REPUBLIKA.CO.ID,JAKARTA--Mahkamah Agung (MA) menilai tudingan menjadi hakim harus membayar ratusan juta rupiah sebagai fitnah. Ketua MA Harifin A Tumpa mengatakan, tuduhan komisioner Komisi Yudisial (KY) Suparman bahwa menjadi hakim haru menyogok Rp 275 juta atau Rp 300 juta tidak mendasar. “Jika ada data sekalian saja mengungkap. Kami pasti memeriksa orang itu,” ujar Harifin usai shalat Jumat di kompleks MA, Jumat (15/7).
Menurut Harifin, MA bukan lembaga yang suka mencari perkara dengan lembaga lain. MA adalah tempat orang menyelesaikan perkara. Meski begitu, kata dia, persoalan tuduhan itu harus diselesaikan. Sebab kasus itu sangat serius dan merusak citra MA.
Harifin mengatakan, MA menyerahkan kasus itu sepenuhnya ke polisi. Tujuannya melaporkan ke polisi untuk memberi pelajaran agar tidak semua orang seenaknya menilai macam-macam tentang MA.
Ia menepis tudingan bila kasus itu nanti penyelesaiannya tidak obyektif. Pasalnya yang menyidangkan kasus itu adalah hakim yang tidak lain bekerja pada MA. “Tidak apa-apa kasus itu disidang hakim (MA). Biarkan semuanya diselesaikan di pengadilan,” terang Harifin.
Sebelumnya, MA melalui kuasa hukumnya, Peter Kurniawan melaporkan Komisioner KY, Suparman Marzuki terkait pernyataan adanya pungutan dalam perekrutan hakim. Surat laporan sendiri juga ditanggapi oleh pihak kepolisian dengan mengeluarkan surat laporan bernomor LP/432/VII/2011.

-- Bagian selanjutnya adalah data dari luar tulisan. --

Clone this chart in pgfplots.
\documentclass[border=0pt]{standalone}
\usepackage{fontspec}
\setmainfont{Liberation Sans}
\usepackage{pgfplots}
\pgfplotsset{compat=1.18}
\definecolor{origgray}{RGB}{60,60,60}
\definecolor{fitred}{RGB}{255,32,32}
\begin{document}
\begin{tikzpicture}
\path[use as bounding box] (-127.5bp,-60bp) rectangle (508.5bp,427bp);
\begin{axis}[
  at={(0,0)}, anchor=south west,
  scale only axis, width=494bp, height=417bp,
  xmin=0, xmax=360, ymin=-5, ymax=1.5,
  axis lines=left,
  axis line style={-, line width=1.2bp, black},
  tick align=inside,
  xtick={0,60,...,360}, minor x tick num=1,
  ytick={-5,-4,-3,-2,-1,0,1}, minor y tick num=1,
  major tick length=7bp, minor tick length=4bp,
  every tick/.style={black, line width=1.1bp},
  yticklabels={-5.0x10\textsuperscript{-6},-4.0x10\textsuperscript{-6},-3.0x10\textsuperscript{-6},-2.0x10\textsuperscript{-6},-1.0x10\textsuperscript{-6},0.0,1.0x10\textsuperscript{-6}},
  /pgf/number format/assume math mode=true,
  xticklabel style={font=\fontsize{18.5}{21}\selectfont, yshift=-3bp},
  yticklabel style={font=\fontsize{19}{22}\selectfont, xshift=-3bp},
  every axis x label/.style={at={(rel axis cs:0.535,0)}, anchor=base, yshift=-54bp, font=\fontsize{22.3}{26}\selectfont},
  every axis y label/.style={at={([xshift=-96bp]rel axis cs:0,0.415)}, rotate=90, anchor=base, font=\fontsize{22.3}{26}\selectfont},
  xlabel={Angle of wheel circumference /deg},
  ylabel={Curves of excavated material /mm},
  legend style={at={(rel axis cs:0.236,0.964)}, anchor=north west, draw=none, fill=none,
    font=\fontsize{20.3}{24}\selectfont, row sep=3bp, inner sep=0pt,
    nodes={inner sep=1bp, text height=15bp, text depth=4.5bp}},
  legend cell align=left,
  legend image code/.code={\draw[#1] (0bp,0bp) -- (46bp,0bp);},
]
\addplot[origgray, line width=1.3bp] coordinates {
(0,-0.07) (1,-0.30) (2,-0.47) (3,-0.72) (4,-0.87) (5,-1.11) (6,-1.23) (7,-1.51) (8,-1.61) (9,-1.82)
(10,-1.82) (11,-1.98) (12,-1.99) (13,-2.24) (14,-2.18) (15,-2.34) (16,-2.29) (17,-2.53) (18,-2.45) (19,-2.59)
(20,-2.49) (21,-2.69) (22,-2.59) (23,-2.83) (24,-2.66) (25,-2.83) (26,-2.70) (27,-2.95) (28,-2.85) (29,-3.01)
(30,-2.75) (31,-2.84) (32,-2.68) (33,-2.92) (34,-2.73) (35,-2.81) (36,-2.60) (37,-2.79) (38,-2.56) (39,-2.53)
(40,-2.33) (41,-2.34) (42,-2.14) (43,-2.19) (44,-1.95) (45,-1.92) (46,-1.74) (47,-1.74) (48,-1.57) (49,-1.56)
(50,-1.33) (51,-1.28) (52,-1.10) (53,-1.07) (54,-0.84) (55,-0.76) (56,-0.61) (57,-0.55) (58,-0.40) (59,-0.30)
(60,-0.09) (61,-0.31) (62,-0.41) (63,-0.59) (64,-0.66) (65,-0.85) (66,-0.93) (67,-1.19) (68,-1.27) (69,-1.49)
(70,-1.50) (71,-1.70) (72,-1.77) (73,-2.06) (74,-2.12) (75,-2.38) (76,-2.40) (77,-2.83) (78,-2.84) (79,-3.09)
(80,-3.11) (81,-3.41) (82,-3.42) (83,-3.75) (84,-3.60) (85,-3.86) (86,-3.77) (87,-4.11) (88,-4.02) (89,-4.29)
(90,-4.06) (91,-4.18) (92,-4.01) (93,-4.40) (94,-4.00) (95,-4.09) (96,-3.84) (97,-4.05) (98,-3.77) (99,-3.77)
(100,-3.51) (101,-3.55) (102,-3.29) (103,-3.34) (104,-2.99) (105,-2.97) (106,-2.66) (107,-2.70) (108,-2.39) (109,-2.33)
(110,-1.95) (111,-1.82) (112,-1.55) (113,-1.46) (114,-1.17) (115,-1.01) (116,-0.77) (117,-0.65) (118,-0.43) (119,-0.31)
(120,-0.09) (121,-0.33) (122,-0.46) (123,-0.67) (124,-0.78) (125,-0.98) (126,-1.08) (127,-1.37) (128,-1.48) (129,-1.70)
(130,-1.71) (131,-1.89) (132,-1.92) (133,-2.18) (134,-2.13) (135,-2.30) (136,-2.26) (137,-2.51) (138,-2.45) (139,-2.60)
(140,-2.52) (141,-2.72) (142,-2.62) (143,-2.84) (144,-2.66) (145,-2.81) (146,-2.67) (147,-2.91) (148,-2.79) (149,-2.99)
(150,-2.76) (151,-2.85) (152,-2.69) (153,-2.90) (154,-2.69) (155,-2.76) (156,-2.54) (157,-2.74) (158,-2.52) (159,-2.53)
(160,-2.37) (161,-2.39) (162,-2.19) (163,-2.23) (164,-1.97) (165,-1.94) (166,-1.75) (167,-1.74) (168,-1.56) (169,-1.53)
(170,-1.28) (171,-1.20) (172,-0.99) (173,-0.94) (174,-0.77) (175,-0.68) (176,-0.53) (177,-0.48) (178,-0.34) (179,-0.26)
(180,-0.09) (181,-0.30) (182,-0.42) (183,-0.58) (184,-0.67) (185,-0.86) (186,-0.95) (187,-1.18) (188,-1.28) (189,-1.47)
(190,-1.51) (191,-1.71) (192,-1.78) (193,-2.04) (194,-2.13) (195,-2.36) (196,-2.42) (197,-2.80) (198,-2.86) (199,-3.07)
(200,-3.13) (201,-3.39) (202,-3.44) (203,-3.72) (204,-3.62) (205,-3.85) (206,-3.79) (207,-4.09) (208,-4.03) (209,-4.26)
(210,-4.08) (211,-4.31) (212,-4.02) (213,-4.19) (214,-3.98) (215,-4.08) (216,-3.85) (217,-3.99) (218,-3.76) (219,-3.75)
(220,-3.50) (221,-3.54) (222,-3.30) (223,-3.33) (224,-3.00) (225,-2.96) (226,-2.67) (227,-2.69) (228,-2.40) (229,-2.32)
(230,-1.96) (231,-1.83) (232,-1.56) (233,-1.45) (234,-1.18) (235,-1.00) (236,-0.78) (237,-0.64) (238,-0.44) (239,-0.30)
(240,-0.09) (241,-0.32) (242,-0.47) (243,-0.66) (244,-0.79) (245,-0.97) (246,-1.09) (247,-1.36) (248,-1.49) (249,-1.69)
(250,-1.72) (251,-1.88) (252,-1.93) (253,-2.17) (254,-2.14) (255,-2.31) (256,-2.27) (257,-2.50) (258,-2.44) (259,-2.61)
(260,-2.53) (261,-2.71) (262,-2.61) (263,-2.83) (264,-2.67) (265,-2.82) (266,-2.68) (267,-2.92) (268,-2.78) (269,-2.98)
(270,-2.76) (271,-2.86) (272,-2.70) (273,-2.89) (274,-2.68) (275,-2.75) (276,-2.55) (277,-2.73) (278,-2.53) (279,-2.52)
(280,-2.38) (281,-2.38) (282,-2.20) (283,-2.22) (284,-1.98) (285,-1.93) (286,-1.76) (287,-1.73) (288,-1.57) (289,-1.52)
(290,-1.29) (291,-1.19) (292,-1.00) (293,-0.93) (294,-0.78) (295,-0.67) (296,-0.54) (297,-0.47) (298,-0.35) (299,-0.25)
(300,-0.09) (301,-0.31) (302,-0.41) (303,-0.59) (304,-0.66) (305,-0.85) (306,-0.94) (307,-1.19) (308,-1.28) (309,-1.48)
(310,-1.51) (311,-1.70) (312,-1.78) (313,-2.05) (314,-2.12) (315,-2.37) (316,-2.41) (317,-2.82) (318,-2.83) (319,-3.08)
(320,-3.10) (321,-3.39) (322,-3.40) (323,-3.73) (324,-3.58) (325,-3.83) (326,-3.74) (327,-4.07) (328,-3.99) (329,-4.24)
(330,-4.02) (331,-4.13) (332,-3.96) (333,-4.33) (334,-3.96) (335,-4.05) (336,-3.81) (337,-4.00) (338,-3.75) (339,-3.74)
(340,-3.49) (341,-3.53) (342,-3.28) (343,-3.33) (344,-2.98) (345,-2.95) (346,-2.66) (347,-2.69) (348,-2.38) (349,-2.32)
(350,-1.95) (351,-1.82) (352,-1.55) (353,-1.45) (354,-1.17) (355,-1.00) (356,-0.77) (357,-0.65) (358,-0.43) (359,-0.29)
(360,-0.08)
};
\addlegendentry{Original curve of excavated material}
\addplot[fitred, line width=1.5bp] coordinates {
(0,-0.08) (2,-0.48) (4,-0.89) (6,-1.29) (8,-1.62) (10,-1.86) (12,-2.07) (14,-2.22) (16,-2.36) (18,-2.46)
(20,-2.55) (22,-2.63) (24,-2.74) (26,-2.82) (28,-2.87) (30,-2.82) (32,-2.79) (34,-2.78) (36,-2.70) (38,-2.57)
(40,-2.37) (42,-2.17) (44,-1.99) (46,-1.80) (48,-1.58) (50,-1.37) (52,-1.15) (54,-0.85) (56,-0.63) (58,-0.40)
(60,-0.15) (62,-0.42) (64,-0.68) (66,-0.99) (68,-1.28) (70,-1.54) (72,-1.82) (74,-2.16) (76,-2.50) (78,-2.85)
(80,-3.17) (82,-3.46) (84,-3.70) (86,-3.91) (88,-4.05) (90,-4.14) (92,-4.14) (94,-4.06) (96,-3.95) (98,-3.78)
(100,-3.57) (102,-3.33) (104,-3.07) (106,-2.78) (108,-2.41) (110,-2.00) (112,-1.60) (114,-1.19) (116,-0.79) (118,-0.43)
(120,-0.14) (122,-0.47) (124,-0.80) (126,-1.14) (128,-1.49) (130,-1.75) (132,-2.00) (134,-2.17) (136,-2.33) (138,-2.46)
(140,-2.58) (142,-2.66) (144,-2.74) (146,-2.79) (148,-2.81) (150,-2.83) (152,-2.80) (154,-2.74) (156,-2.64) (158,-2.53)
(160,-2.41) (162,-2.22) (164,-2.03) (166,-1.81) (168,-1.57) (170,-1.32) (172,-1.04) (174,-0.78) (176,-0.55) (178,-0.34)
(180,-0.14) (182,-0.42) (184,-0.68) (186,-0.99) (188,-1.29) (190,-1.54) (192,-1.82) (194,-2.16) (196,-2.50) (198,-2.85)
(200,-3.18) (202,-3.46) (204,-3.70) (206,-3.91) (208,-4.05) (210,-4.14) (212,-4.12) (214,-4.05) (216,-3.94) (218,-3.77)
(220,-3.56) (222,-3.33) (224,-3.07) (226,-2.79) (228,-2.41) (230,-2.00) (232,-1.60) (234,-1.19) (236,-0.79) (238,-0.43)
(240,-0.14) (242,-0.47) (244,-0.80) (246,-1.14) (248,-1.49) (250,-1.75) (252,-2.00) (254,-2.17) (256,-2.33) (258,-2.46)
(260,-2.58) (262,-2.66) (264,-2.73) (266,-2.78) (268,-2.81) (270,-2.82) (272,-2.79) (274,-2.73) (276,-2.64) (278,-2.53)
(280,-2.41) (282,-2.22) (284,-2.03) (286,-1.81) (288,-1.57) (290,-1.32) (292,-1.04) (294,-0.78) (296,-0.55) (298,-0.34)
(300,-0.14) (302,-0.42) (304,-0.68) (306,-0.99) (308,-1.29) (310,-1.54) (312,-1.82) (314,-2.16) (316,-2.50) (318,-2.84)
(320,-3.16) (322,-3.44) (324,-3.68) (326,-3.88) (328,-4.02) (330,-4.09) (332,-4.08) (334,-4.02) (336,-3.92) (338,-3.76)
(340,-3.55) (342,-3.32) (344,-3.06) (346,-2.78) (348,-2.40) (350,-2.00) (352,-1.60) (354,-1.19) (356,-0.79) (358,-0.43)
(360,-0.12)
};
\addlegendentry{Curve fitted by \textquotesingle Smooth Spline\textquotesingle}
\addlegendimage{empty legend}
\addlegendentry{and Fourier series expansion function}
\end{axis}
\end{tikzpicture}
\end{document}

Kuasa Hukum MA, Peter Kurniawan, mengatakan Suparman pernah mengeluarkan pernyataan di media massa untuk menjadi seorang hakim harus membayar Rp 300 juta. Sedangkan, untuk menjadi Ketua Pengadilan Negeri di Jakarta harus membayar Rp 275 juta. “Pernyataan-pernyataan tersebut sangat mendiskreditkan institusi MA sebagai institusi penegak hukum di Indonesia,” kata Peter.
MA melaporkan Suparman dengan tuduhan pencemaran nama baik, penghinaan terhadap kekuasaan lembaga negara, fitnah, pengaduan yang tidak diproses secara prosedural namun langsung dikemukakan ke publik sesuai dengan Pasal 207, 310, 311, 317, dan 318 KUHP.